Step 3: Check SEO Value before Donating
Before you donate, check if the link will have real value for you.
Look at:
- The strength and trust of the platform
- If the donor or sponsor page is public
- If search engines can crawl that page
You can also check if the campaign page gets any search traffic or press links. Pick campaigns that look active and real, not abandoned.
Step 4: Choose the Right Tier and Add Safe Details
Pick a tier that clearly includes a website mention or logo. When you fill in your details:
- Use your brand or site name as anchor text
- Add a short, clean description if allowed
- Link to a page you care about, often your homepage
Avoid spammy or exact match anchors. Keep it natural and brand focused.
Step 5: Track Links and Follow Up Politely
After donating, wait for the campaign to add your name. This can take some time.
Use a simple sheet to track:
- Campaign name and URL
- Platform name
- Amount donated
- Promised reward
- Link URL and anchor
- Live or pending status
If your link does not appear after a fair wait, send a kind reminder. Ask if they can update the supporter page as described in the reward.
Common Problems and How to Fix Them
“I Cannot Find Campaigns That Give Links.”
Many campaigns only thank people in private. To fix this:
- Search for rewards that say “website link,” “sponsor logo,” or “partner page.”

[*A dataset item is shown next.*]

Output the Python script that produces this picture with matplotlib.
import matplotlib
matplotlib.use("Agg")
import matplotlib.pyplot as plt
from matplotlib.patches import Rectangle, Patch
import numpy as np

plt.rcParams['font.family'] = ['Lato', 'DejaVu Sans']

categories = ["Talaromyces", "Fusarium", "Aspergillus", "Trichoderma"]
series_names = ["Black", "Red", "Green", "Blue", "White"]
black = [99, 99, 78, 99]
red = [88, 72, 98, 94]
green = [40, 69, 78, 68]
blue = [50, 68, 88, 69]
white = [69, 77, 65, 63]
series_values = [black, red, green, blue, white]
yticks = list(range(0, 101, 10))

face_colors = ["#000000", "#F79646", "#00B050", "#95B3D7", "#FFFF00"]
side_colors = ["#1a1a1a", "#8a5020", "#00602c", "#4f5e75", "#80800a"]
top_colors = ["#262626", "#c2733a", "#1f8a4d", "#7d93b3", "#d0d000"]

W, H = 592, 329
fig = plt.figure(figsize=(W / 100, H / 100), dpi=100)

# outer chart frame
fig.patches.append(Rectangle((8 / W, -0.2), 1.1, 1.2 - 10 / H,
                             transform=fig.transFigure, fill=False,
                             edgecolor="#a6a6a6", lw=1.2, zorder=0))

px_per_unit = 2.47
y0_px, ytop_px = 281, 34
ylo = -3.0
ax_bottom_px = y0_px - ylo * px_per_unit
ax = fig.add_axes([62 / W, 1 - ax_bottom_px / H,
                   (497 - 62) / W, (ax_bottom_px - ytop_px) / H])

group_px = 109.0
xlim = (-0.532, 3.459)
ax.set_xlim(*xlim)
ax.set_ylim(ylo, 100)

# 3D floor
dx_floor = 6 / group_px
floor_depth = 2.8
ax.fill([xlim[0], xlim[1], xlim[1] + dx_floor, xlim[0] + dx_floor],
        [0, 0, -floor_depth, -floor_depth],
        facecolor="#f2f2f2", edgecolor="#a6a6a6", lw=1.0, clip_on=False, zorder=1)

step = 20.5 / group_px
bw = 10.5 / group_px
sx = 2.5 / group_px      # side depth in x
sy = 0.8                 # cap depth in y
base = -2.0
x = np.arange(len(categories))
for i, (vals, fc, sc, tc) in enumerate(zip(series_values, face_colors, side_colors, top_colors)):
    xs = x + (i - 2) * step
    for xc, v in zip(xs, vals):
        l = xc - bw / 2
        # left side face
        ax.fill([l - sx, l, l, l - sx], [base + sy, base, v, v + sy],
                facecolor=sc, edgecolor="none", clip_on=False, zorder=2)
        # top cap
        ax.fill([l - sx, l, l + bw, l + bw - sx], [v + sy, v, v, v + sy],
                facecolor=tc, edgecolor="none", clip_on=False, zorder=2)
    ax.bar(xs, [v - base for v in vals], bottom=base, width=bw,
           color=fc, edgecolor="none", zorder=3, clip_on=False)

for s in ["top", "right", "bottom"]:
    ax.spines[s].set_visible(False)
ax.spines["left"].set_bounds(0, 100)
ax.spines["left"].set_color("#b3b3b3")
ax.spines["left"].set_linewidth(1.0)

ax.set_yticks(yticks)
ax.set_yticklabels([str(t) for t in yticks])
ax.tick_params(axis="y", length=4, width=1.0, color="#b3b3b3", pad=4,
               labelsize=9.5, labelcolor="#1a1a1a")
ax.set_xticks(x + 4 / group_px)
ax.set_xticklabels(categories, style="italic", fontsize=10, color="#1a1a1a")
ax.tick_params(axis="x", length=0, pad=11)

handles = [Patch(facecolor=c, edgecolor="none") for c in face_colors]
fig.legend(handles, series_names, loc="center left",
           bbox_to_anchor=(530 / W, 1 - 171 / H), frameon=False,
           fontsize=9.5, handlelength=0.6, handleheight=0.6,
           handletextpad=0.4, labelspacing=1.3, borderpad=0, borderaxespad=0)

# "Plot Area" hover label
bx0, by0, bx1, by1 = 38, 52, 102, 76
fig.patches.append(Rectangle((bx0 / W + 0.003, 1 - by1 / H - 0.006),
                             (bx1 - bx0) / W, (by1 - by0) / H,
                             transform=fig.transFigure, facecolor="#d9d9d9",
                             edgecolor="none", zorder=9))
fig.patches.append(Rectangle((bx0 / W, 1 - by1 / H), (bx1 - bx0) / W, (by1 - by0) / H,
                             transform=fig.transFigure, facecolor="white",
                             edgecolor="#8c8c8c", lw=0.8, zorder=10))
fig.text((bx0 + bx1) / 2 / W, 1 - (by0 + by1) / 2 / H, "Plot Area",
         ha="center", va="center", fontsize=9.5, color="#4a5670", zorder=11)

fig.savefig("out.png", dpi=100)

- Look at past funded projects in your niche and see how they thanked sponsors.
- Use smaller niche platforms and local projects, not only the biggest sites.
“The Good Campaigns Are Too Expensive.”
Some high-authority campaigns ask for large sponsor fees. To manage this:
- Set a clear max cost per link based on your budget.
- Mix one or two big campaigns with several cheaper local or niche projects.
- Focus on fit and value, not only domain strength.
“My Link Disappeared After A Few Months.”
Pages change over time. Some projects move or trim donor lists. Reduce the impact by:
- Taking screenshots of each live link
- Saving reward text that promised a mention
- Sending a friendly note if the page changes
Accept that not every link will last forever. This is true for many link types, not just this one.
“I Worry This Looks Like Paying For Links.”
This concern is fair. Keep things safe by:
- Supporting causes and projects you truly respect
- Using brand or URL anchors, not keyword anchors
- Keeping this method as a small part of your overall link work
When your profile also includes natural links from content, outreach, and mentions, this tactic looks like one part of a broader story.
Quick 30-Day Plan to Test Crowdfunding Link Building
You can test this method in one month without a huge risk.
Week 1: Plan and Set Up
- Define your niche and brand values
- Set your total test budget
- Create a tracking sheet
Week 2: Find and Shortlist Campaigns
- Search platforms for campaigns in your niche or region
- Filter for those with public sponsor or donor pages
- Shortlist three to five best fits
Week 3: Donate and Monitor
- Donate at sponsor tiers that include website mentions
- Record all details in your sheet
- Watch for your name and link to go live
Week 4: Review Results and Decide Next Steps
- Check how many links went live and on which domains
- Estimate cost per live link
- Decide if you want to repeat this monthly, quarterly, or only when great campaigns appear
Crowdfunding link building is simple but powerful when done with care. You help real people, earn rare mentions, and add strong, natural links to your profile. Used alongside content and outreach, it can make your backlink profile look richer, safer, and more human.
FAQs
Is Crowdfunding Link Building Safe?
It can be safe when you support real projects, use brand anchors, and treat links as a bonus, not a secret deal.
Which Platforms Work Best?
Large trusted platforms and niche platforms with public supporter pages work well. Also look at strong local sites when you need local links.
How Much Should I Spend Per Link?
Start with a small budget. Track cost per link and increase only if results justify the spend.
Can I Use This For Many Sites Or Clients?
You can, but it will never be a high volume tactic. Think of it as a way to earn a few strong links, not hundreds.
What If A Donor Page Is Removed?
Some links will vanish over time. Track changes, ask nicely for fixes, and accept that no single link is permanent.